Selain sebagai pusat keagamaan dan Pendidikan, Masji Amr bin Ash juga berfungsi sebagai simbol toleransi sosial di masa awal awal Islam di Mesir. Masyarakat yang sebelumnya terbagi dalam komunitas Arab Muslim, Koptik, dan Yunani mulai membentuk identitas baru yang lebih multicultural. Masjid ini menyediakan ruang untuk dialog antar budaya dan menjadi tempat terjadinya proses asimilasi antara penduduk asli Mesir dengan para pendatang Muslim. Dengan fungsinya ini, masjid menjadi pelopor dalam membangun tatanan sosial yang inklusif di awal sejarah Islam.
Seiring berjalannya waktu, pengaruh Masjid Amr bin Ash terhadap dunia Islam semakin meluas. Masjid ini menjadi sumber inspirasi bagi pembangunan masjid-masjid besar lainnya di Kairo, seperti Masjid Al-Azhar, yang didirikan pada abad ke-10 Masehi oleh Dinasti Fatimiyah. Meskipun Al-Azhar telah berkembang menjadi pusat ilmu dan fatwa terkemuka di dunia Islam, Masjid Amr bin Ash tetap dikenang sebagai pelopor. Kedekatan geografis dan sejarah antara kedua masjid ini mencerminkan kesinambungan warisan keilmuan dan spiritual Islam di Mesir. Hingga saat ini, Masjid Amr bin Ash terus berperan sebagai tempat ibadah utama sekaligus situs bersejarah yang menghubungkan masa lalu dan masa kini umat Islam
Referensi
Ash-Shallabi, Ali Muhammad. 2022. Bangkit dan Runtuhnya Khilafah Utsmaniyah. Jakarta: Pustaka Al-Kautsar.

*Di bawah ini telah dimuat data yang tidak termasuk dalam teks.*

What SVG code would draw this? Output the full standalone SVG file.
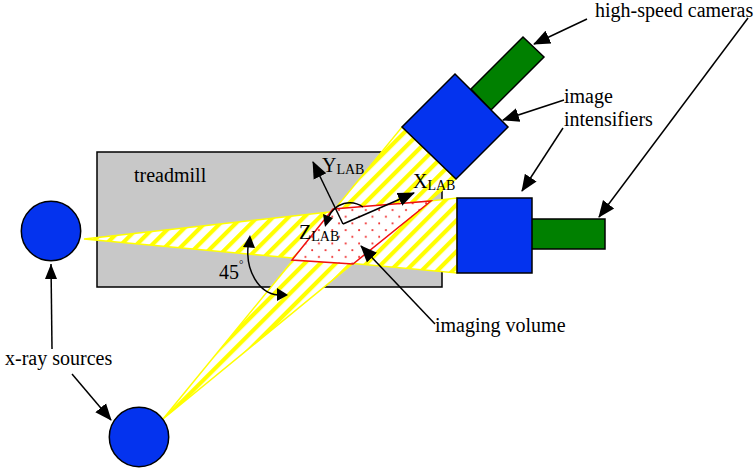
<svg xmlns="http://www.w3.org/2000/svg" width="756" height="471" viewBox="0 0 756 471">
<style>
text{font-family:"Liberation Serif","Times New Roman",serif;font-size:20px;fill:#000}
.sub{font-size:14px}
.src,.int{fill:#0433ee;stroke:#000;stroke-width:1.5}
.cam{fill:#008000;stroke:#000;stroke-width:1.5}
.beam{fill:url(#stripes);stroke:#ffff00;stroke-width:1.5}
.ln{fill:none;stroke:#000;stroke-width:1.5}
</style>
<defs>
<pattern id="stripes" width="11" height="11" patternUnits="userSpaceOnUse" patternTransform="translate(2 3) rotate(45)">
<rect width="11" height="11" fill="#fff"/><rect width="4.2" height="11" fill="#ffff00"/>
</pattern>
<pattern id="dots" width="13.4" height="13.4" patternUnits="userSpaceOnUse" patternTransform="translate(336 207)">
<rect width="13.4" height="13.4" fill="#fff"/><circle cx="3" cy="3" r="1" fill="#f03030"/><circle cx="9.7" cy="9.7" r="1" fill="#f03030"/>
</pattern>
<marker id="ah" markerUnits="userSpaceOnUse" markerWidth="18" markerHeight="16" refX="16" refY="8" orient="auto"><path d="M0 1L17 8L0 15z" fill="#000"/></marker>
</defs>
<g id="treadmill"><rect x="97" y="152" width="345" height="135" fill="#c8c8c8" stroke="#000" stroke-width="1.5"/><text x="134" y="182">treadmill</text></g>
<g id="beams">
<path class="beam" d="M163 419L402 127L456 179z"/>
<path class="beam" d="M84 239L457 198V273z"/>
</g>
<g id="imaging-volume"><path d="M333 209L431 201L353 264L292 260z" fill="url(#dots)" stroke="#f01010" stroke-width="1.5"/><text x="435" y="332">imaging volume</text></g>
<g id="source-left"><circle class="src" cx="51" cy="231" r="29.7"/></g>
<g id="source-bottom"><circle class="src" cx="139" cy="437" r="29.7"/></g>
<g id="camera-top"><path class="cam" d="M523 37L544 57L491 110L471 89z"/></g>
<g id="intensifier-top"><path class="int" d="M455 74L508 127L456 179L402 127z"/></g>
<g id="camera-right"><rect class="cam" x="530" y="219" width="75" height="30"/></g>
<g id="intensifier-right"><rect class="int" x="457" y="198" width="75" height="75"/></g>
<g id="labels">
<text x="595" y="17">high-speed cameras</text>
<text x="564" y="103">image</text>
<text x="564" y="126">intensifiers</text>
<text x="5" y="365">x-ray sources</text>
<text x="219" y="279">45</text><text x="239" y="268" style="font-size:11px">°</text>
<text x="322" y="172">Y<tspan class="sub" dy="2">LAB</tspan></text>
<text x="413" y="188">X<tspan class="sub" dy="2">LAB</tspan></text>
<text x="299" y="239">Z<tspan class="sub" dy="2">LAB</tspan></text>
</g>
<g id="connectors">
<path class="ln" d="M587 19L534 44" marker-end="url(#ah)"/>
<path class="ln" d="M564 100L503 120" marker-end="url(#ah)"/>
<path class="ln" d="M563 128L522 191" marker-end="url(#ah)"/>
<path class="ln" d="M748 18L599 217" marker-end="url(#ah)"/>
<path class="ln" d="M52 349L51 264"/><path d="M51 264L45 279H57z" fill="#000"/>
<path class="ln" d="M72 374L111 420" marker-end="url(#ah)"/>
<path class="ln" d="M435 324L361 246" marker-end="url(#ah)"/>
<path class="ln" d="M343 224L313 162" marker-end="url(#ah)"/>
<path class="ln" d="M343 224L414 193" marker-end="url(#ah)"/>
<path class="ln" d="M328 218C335 202 352 199 363 207"/>
<path d="M323 214L333 218L325 227z" fill="#000"/>
<path class="ln" d="M248 247C246 270 258 293 278 295"/>
<path d="M250 235L243 247L255 248z" fill="#000"/>
<path d="M288 295L277 288L277 301z" fill="#000"/>
</g>
</svg>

Musthafa Abd. Rahman. 2023. Napak Tilas Negeri Mesir. Jakarta: PT Kompas Media Nusantara.
Brilly, El-Rasheed. 2023. Histori 72 Masjid di Tanah Suci dalam Khazanah Sunnah Nabi. Surabaya: PT Mandiri Publishing.
Badri Yatim, B. 2003. Sejarah Peradaban Islam. Jakarta: PT Raja Grafindo Persada.
Mughni, S. A. 1997. Sejarah Kebudayaan Islam di Turki. Jakarta: Logos.